**** Material ****

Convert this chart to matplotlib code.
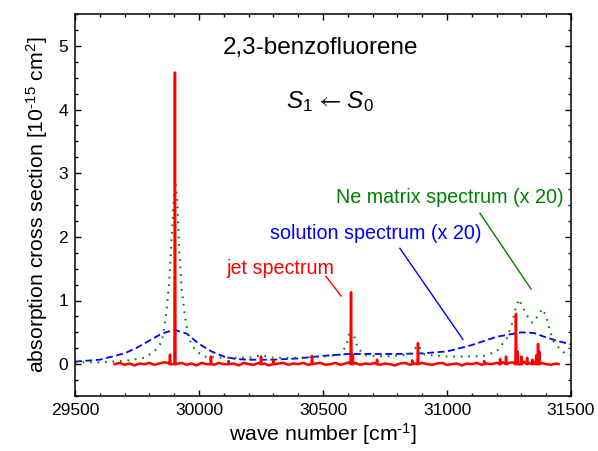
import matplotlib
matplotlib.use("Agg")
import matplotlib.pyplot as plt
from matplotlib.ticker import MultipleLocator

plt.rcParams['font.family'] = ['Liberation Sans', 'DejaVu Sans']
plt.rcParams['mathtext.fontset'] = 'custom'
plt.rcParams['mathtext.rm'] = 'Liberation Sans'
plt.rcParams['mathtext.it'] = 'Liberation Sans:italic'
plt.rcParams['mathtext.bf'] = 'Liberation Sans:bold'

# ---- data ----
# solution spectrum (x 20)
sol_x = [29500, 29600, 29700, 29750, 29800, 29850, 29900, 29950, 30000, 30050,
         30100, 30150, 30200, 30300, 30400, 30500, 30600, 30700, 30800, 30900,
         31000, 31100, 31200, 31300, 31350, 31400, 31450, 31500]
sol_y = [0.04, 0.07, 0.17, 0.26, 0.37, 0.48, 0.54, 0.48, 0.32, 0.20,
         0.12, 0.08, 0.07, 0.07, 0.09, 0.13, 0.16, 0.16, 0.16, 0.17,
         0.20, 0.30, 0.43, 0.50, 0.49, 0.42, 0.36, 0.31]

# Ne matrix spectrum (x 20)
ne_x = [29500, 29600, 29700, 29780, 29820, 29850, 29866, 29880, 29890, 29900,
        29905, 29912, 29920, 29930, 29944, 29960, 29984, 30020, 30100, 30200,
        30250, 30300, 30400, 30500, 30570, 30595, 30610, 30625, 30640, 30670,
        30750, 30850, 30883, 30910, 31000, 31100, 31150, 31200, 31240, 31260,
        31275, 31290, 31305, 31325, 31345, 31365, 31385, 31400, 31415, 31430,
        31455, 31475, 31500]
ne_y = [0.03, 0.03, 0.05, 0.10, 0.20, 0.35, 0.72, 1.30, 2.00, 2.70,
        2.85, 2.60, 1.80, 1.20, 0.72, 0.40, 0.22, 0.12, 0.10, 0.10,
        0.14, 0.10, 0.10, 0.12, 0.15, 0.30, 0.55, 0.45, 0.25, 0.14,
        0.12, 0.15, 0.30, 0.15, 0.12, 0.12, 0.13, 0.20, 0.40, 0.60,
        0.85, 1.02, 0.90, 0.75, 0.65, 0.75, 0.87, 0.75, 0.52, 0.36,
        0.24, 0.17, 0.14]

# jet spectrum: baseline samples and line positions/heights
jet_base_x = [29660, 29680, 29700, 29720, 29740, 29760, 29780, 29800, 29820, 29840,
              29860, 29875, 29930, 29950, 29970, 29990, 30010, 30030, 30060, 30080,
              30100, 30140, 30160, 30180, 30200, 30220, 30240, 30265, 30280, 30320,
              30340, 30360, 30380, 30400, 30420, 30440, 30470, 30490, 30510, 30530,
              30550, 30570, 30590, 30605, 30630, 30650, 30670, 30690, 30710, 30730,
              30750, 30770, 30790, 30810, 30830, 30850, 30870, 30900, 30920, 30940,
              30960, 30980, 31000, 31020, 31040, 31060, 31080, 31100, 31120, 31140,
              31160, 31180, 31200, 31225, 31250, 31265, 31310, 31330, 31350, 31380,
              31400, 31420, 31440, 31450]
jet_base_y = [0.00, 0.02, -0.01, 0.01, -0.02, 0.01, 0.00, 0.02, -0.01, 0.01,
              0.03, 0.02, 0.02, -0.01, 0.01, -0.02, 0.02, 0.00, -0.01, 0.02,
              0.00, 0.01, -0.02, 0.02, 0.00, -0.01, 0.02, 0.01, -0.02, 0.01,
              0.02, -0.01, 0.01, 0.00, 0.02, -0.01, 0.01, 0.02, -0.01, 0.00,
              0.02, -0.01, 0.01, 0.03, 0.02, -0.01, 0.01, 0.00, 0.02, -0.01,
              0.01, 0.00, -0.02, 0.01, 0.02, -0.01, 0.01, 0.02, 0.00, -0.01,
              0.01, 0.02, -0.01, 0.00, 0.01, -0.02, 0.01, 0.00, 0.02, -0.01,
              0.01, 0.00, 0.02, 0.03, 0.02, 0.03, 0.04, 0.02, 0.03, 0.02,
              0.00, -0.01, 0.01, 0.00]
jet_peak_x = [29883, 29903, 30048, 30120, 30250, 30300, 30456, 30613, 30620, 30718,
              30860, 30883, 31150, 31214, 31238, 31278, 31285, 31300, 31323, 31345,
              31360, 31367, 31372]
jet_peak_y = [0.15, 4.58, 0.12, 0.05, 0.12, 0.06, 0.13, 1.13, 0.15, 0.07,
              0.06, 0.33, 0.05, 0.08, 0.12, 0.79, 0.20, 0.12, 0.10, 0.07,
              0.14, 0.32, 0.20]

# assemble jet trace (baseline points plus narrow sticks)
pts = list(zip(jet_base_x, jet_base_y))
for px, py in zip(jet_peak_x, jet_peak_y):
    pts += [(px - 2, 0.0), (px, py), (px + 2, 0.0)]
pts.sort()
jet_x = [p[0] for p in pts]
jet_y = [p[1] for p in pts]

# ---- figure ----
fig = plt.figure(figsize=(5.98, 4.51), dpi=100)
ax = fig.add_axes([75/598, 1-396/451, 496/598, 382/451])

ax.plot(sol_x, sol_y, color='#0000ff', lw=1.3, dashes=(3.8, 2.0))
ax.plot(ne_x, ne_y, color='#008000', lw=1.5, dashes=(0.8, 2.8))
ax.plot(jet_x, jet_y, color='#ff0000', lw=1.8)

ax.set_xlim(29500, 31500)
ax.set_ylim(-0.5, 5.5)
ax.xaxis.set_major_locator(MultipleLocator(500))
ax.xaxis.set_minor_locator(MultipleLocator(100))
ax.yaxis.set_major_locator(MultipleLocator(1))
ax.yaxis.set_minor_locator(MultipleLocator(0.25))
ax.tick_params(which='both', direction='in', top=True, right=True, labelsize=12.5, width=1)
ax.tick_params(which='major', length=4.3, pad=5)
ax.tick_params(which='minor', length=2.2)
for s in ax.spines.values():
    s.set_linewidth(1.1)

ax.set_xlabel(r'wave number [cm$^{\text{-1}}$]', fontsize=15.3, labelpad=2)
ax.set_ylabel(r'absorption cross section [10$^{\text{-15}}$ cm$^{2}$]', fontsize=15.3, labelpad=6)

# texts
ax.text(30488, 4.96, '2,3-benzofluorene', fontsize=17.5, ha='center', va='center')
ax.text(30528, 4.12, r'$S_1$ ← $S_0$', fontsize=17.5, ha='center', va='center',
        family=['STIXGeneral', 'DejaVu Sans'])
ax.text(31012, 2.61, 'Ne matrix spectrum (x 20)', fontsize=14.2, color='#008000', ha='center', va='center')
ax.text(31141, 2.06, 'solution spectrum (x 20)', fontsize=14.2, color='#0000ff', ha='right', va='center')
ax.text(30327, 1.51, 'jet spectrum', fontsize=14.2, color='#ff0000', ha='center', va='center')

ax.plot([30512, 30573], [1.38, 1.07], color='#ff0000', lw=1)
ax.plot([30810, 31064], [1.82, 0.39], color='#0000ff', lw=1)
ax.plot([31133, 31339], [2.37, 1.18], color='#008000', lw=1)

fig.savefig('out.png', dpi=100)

****

- [What needs to be done] Return each line exactly as written. Any picture gets left out.

- [Full answer]
Convert this chart to matplotlib code.
import matplotlib
matplotlib.use("Agg")
import matplotlib.pyplot as plt
from matplotlib.ticker import MultipleLocator

plt.rcParams['font.family'] = ['Liberation Sans', 'DejaVu Sans']
plt.rcParams['mathtext.fontset'] = 'custom'
plt.rcParams['mathtext.rm'] = 'Liberation Sans'
plt.rcParams['mathtext.it'] = 'Liberation Sans:italic'
plt.rcParams['mathtext.bf'] = 'Liberation Sans:bold'

# ---- data ----
# solution spectrum (x 20)
sol_x = [29500, 29600, 29700, 29750, 29800, 29850, 29900, 29950, 30000, 30050,
         30100, 30150, 30200, 30300, 30400, 30500, 30600, 30700, 30800, 30900,
         31000, 31100, 31200, 31300, 31350, 31400, 31450, 31500]
sol_y = [0.04, 0.07, 0.17, 0.26, 0.37, 0.48, 0.54, 0.48, 0.32, 0.20,
         0.12, 0.08, 0.07, 0.07, 0.09, 0.13, 0.16, 0.16, 0.16, 0.17,
         0.20, 0.30, 0.43, 0.50, 0.49, 0.42, 0.36, 0.31]

# Ne matrix spectrum (x 20)
ne_x = [29500, 29600, 29700, 29780, 29820, 29850, 29866, 29880, 29890, 29900,
        29905, 29912, 29920, 29930, 29944, 29960, 29984, 30020, 30100, 30200,
        30250, 30300, 30400, 30500, 30570, 30595, 30610, 30625, 30640, 30670,
        30750, 30850, 30883, 30910, 31000, 31100, 31150, 31200, 31240, 31260,
        31275, 31290, 31305, 31325, 31345, 31365, 31385, 31400, 31415, 31430,
        31455, 31475, 31500]
ne_y = [0.03, 0.03, 0.05, 0.10, 0.20, 0.35, 0.72, 1.30, 2.00, 2.70,
        2.85, 2.60, 1.80, 1.20, 0.72, 0.40, 0.22, 0.12, 0.10, 0.10,
        0.14, 0.10, 0.10, 0.12, 0.15, 0.30, 0.55, 0.45, 0.25, 0.14,
        0.12, 0.15, 0.30, 0.15, 0.12, 0.12, 0.13, 0.20, 0.40, 0.60,
        0.85, 1.02, 0.90, 0.75, 0.65, 0.75, 0.87, 0.75, 0.52, 0.36,
        0.24, 0.17, 0.14]

# jet spectrum: baseline samples and line positions/heights
jet_base_x = [29660, 29680, 29700, 29720, 29740, 29760, 29780, 29800, 29820, 29840,
              29860, 29875, 29930, 29950, 29970, 29990, 30010, 30030, 30060, 30080,
              30100, 30140, 30160, 30180, 30200, 30220, 30240, 30265, 30280, 30320,
              30340, 30360, 30380, 30400, 30420, 30440, 30470, 30490, 30510, 30530,
              30550, 30570, 30590, 30605, 30630, 30650, 30670, 30690, 30710, 30730,
              30750, 30770, 30790, 30810, 30830, 30850, 30870, 30900, 30920, 30940,
              30960, 30980, 31000, 31020, 31040, 31060, 31080, 31100, 31120, 31140,
              31160, 31180, 31200, 31225, 31250, 31265, 31310, 31330, 31350, 31380,
              31400, 31420, 31440, 31450]
jet_base_y = [0.00, 0.02, -0.01, 0.01, -0.02, 0.01, 0.00, 0.02, -0.01, 0.01,
              0.03, 0.02, 0.02, -0.01, 0.01, -0.02, 0.02, 0.00, -0.01, 0.02,
              0.00, 0.01, -0.02, 0.02, 0.00, -0.01, 0.02, 0.01, -0.02, 0.01,
              0.02, -0.01, 0.01, 0.00, 0.02, -0.01, 0.01, 0.02, -0.01, 0.00,
              0.02, -0.01, 0.01, 0.03, 0.02, -0.01, 0.01, 0.00, 0.02, -0.01,
              0.01, 0.00, -0.02, 0.01, 0.02, -0.01, 0.01, 0.02, 0.00, -0.01,
              0.01, 0.02, -0.01, 0.00, 0.01, -0.02, 0.01, 0.00, 0.02, -0.01,
              0.01, 0.00, 0.02, 0.03, 0.02, 0.03, 0.04, 0.02, 0.03, 0.02,
              0.00, -0.01, 0.01, 0.00]
jet_peak_x = [29883, 29903, 30048, 30120, 30250, 30300, 30456, 30613, 30620, 30718,
              30860, 30883, 31150, 31214, 31238, 31278, 31285, 31300, 31323, 31345,
              31360, 31367, 31372]
jet_peak_y = [0.15, 4.58, 0.12, 0.05, 0.12, 0.06, 0.13, 1.13, 0.15, 0.07,
              0.06, 0.33, 0.05, 0.08, 0.12, 0.79, 0.20, 0.12, 0.10, 0.07,
              0.14, 0.32, 0.20]

# assemble jet trace (baseline points plus narrow sticks)
pts = list(zip(jet_base_x, jet_base_y))
for px, py in zip(jet_peak_x, jet_peak_y):
    pts += [(px - 2, 0.0), (px, py), (px + 2, 0.0)]
pts.sort()
jet_x = [p[0] for p in pts]
jet_y = [p[1] for p in pts]

# ---- figure ----
fig = plt.figure(figsize=(5.98, 4.51), dpi=100)
ax = fig.add_axes([75/598, 1-396/451, 496/598, 382/451])

ax.plot(sol_x, sol_y, color='#0000ff', lw=1.3, dashes=(3.8, 2.0))
ax.plot(ne_x, ne_y, color='#008000', lw=1.5, dashes=(0.8, 2.8))
ax.plot(jet_x, jet_y, color='#ff0000', lw=1.8)

ax.set_xlim(29500, 31500)
ax.set_ylim(-0.5, 5.5)
ax.xaxis.set_major_locator(MultipleLocator(500))
ax.xaxis.set_minor_locator(MultipleLocator(100))
ax.yaxis.set_major_locator(MultipleLocator(1))
ax.yaxis.set_minor_locator(MultipleLocator(0.25))
ax.tick_params(which='both', direction='in', top=True, right=True, labelsize=12.5, width=1)
ax.tick_params(which='major', length=4.3, pad=5)
ax.tick_params(which='minor', length=2.2)
for s in ax.spines.values():
    s.set_linewidth(1.1)

ax.set_xlabel(r'wave number [cm$^{\text{-1}}$]', fontsize=15.3, labelpad=2)
ax.set_ylabel(r'absorption cross section [10$^{\text{-15}}$ cm$^{2}$]', fontsize=15.3, labelpad=6)

# texts
ax.text(30488, 4.96, '2,3-benzofluorene', fontsize=17.5, ha='center', va='center')
ax.text(30528, 4.12, r'$S_1$ ← $S_0$', fontsize=17.5, ha='center', va='center',
        family=['STIXGeneral', 'DejaVu Sans'])
ax.text(31012, 2.61, 'Ne matrix spectrum (x 20)', fontsize=14.2, color='#008000', ha='center', va='center')
ax.text(31141, 2.06, 'solution spectrum (x 20)', fontsize=14.2, color='#0000ff', ha='right', va='center')
ax.text(30327, 1.51, 'jet spectrum', fontsize=14.2, color='#ff0000', ha='center', va='center')

ax.plot([30512, 30573], [1.38, 1.07], color='#ff0000', lw=1)
ax.plot([30810, 31064], [1.82, 0.39], color='#0000ff', lw=1)
ax.plot([31133, 31339], [2.37, 1.18], color='#008000', lw=1)

fig.savefig('out.png', dpi=100)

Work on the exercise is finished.